With the rise of President John Magufuli to power, these contradictions are now reaching dizzying heights. The new Tanzanian President has proved himself a beacon of good governance and prudent financial spending. He has endeared himself to people in the region and beyond with his strict, hands-on approach and zero tolerance for corruption.

As the region continues its dalliance with regional integration – sometimes seriously, but mostly in a back-and-forth game – it can at least borrow a few ideas from President Magufuli. In particular, the regional institutions we are creating cannot be allowed to become a showcase of corruption, ethno-nationalistic rivalry and sheer incompetence.

But expecting them to be different would perhaps be folly, considering the weaknesses of the partner states that make up the community. For if there the corruption in Kenya and Uganda is gargantuan, would it be reasonable to expect a multinational organization that brings together these two countries to be any different?

The challenge, therefore, is to establish a different culture for our multilateral institutions such that while they continue operating right in our midst, they will not be contaminated with the issues that bedevil our nations and hold them captive.

Though we are far from perfection, today the region boasts at least two leaders who have proven credentials in fighting corruption and indiscipline: Magufuli and Kagame. Perhaps, it is time that they brought their weight to bear on our regional institutions.

One year after the other, audit reports emanating from the East African Community Secretariat, its organs and institutions have made deeply distressing reading. The documented plunder of regional resources has not raised much ire from across the region, perhaps because many citizens are ill-informed about regional matters.

Yet, this rot cannot be allowed to continue. Reports by the various committees of the East African Legislative Assembly (EALA) have many times called into question the blatant theft of funds at EAC institutions. But the gravy train continues.

There are endless trips by senior officers, led by top most leaders. Most of them are out of the office on various trips most of the year. The regional legislators themselves, despite questioning this blatant misuse of funds, have also joined the bandwagon, moving from one capital to another as they hold outside sessions.

What is the point of such sessions? Our national legislatures conduct their affairs comfortably without having to move from one town to another pretending to be meeting the people; why can’t EAC legislators, similarly, work from their comfortable premises in Arusha?

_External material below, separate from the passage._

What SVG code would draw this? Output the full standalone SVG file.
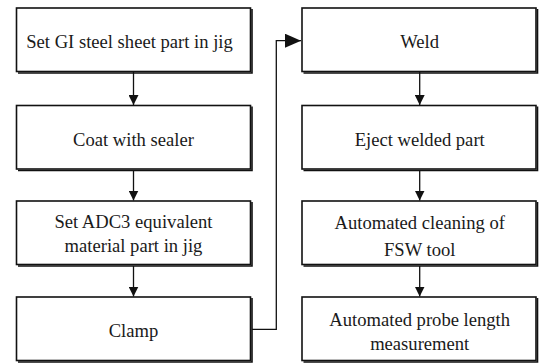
<svg xmlns="http://www.w3.org/2000/svg" width="539" height="363" viewBox="0 0 539 363">
<style>
.box{fill:#fff;stroke:#111;stroke-width:1.6}
.sh{fill:none;stroke:#111;stroke-width:1.6}
.t{font-family:"Liberation Serif","Times New Roman",serif;font-size:18.6px;fill:#1a1a1a;text-anchor:middle}
.c{fill:none;stroke:#111;stroke-width:1.3}
</style>
<defs>
<marker id="ah" viewBox="0 0 10 10" refX="10" refY="5" markerWidth="10" markerHeight="10" markerUnits="userSpaceOnUse" orient="auto">
<path d="M0,0 L10,5 L0,10 Z" fill="#111"/>
</marker>
<marker id="ah2" viewBox="0 0 10 10" refX="10" refY="5" markerWidth="16" markerHeight="14" markerUnits="userSpaceOnUse" orient="auto" preserveAspectRatio="none">
<path d="M0,0 L10,5 L0,10 Z" fill="#111"/>
</marker>
</defs>
<g id="connectors">
<line class="c" x1="133.5" y1="72" x2="133.5" y2="105" marker-end="url(#ah)"/>
<line class="c" x1="133.5" y1="170" x2="133.5" y2="200.5" marker-end="url(#ah)"/>
<line class="c" x1="133.5" y1="266" x2="133.5" y2="296.5" marker-end="url(#ah)"/>
<polyline class="c" points="252,329.3 276.3,329.3 276.3,40.7 301,40.7" marker-end="url(#ah2)"/>
<line class="c" x1="419.7" y1="72" x2="419.7" y2="105" marker-end="url(#ah)"/>
<line class="c" x1="419.7" y1="170" x2="419.7" y2="200.5" marker-end="url(#ah)"/>
<line class="c" x1="419.7" y1="266" x2="419.7" y2="296.5" marker-end="url(#ah)"/>
</g>
<g id="n1">
<rect class="box" x="16.5" y="8" width="234" height="63.5"/>
<polyline class="sh" points="252,9 252,73 18,73"/>
<text class="t" x="129.5" y="48.3">Set GI steel sheet part in jig</text>
</g>
<g id="n2">
<rect class="box" x="16.5" y="105.5" width="234" height="63.5"/>
<polyline class="sh" points="252,106.5 252,170.5 18,170.5"/>
<text class="t" x="133.5" y="145.7">Coat with sealer</text>
</g>
<g id="n3">
<rect class="box" x="16.5" y="201" width="234" height="63.5"/>
<polyline class="sh" points="252,202 252,266 18,266"/>
<text class="t" x="133.5" y="227.7">Set ADC3 equivalent</text>
<text class="t" x="133.5" y="251.7">material part in jig</text>
</g>
<g id="n4">
<rect class="box" x="16.5" y="297" width="234" height="63.5"/>
<polyline class="sh" points="252,298 252,362 18,362"/>
<text class="t" x="133.5" y="336.7">Clamp</text>
</g>
<g id="n5">
<rect class="box" x="302" y="8" width="234" height="63.5"/>
<polyline class="sh" points="537.5,9 537.5,73 303.5,73"/>
<text class="t" x="419.7" y="48.3">Weld</text>
</g>
<g id="n6">
<rect class="box" x="302" y="105.5" width="234" height="63.5"/>
<polyline class="sh" points="537.5,106.5 537.5,170.5 303.5,170.5"/>
<text class="t" x="419.7" y="145.7">Eject welded part</text>
</g>
<g id="n7">
<rect class="box" x="302" y="201" width="234" height="63.5"/>
<polyline class="sh" points="537.5,202 537.5,266 303.5,266"/>
<text class="t" x="419.7" y="229">Automated cleaning of</text>
<text class="t" x="419.7" y="256">FSW tool</text>
</g>
<g id="n8">
<rect class="box" x="302" y="297" width="234" height="63.5"/>
<polyline class="sh" points="537.5,298 537.5,362 303.5,362"/>
<text class="t" x="419.7" y="325.7">Automated probe length</text>
<text class="t" x="419.7" y="350">measurement</text>
</g>
</svg>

The members of the regional Assembly have also been claiming to undertake sensitization missions. While this may sound noble, it should be noted that this is none of their business. Their work is to make laws, and sensitization can best be achieved through strengthening the Public Affairs Department of the EAC Secretariat, which would then be required to work effectively with stakeholders across the region.

It is particularly disheartening that the funds being squandered are largely donor funds. And what about the lavish retreats? That makes it difficult that we shall in the near future wean ourselves from donor dependency. Moreover, programmes that ought to have been achieved using these funds, for the purpose of greater regional integration, end up taking much longer or failing.

The highest decision-making organ of the EAC is the Heads of State summit. Hopefully, Magufuli will reach beyond Tanzania and work his magic to move the other Heads of State to see reason in cleaning up the community’s institutions.